Para intensidad, la de un partido de alevines de baloncesto. Como si de la final de la Euroliga se tratara. Y qué disciplina. Los entrenadores sacan sus pizarras y la gente menuda… ¡¡atiende!! Estoy por pedirle al cuerpo técnico de mi hijo que graben unos audios invitando a mi heredero a que haga algunas tareas en el hogar, que parecen costarle. Lo mismo funciona.
Todos los estados emocionales que pueda tener un menor de entre 10 y 12 años tienen cabida en los seis tiempos que dura un partido. La euforia por la canasta imposible, la frustración por los fallos en los tiros libres, el cabreo por las personales pitadas en contra y no pitadas a favor… y alguno más que pueda incluso no estar ni catalogado.
Lo mejor, al menos lo que percibo, es la cohesión de una plantilla de diez – doce pequeños que tiran de sus padres, a veces literalmente, para que los lleven a partidos y entrenamientos.
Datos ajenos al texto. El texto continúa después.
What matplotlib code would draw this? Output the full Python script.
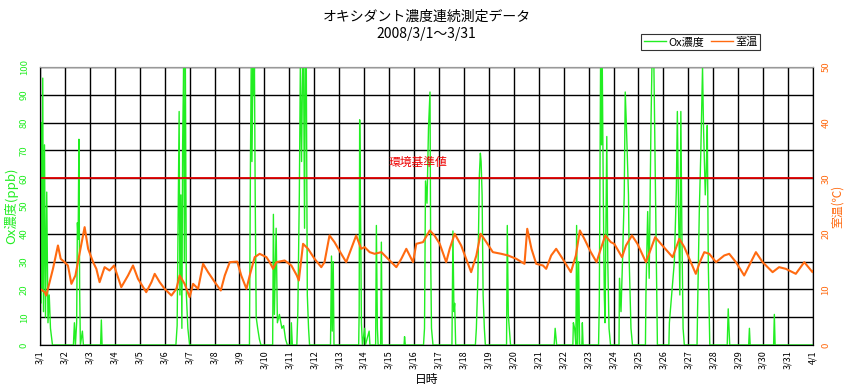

No hay peor afrenta al honor que puedas hacerles que dejarles sin jugar. Por sus compañeros, ojo, que todo guerrero aporta. Y como no pueden irse a tomar cervezas después de la sudada, somos los progenitores los que con frecuencia vamos con los críos en tropel a pizzerías, parques o similares para que tengan ese esparcimiento siempre necesario.
Le insisto mucho a mi hijo que aproveche, que disfrute de estos momentos. Está en una edad en la que se fraguan amistadas que perduran, en la que se establecen vínculos que van más allá de meter el balón por una cesta. Dudo mucho que haya en ese vestuario alguno que llegue a ganarse la vida jugando al baloncesto. Los padres nos conformamos con que sean buenas personas.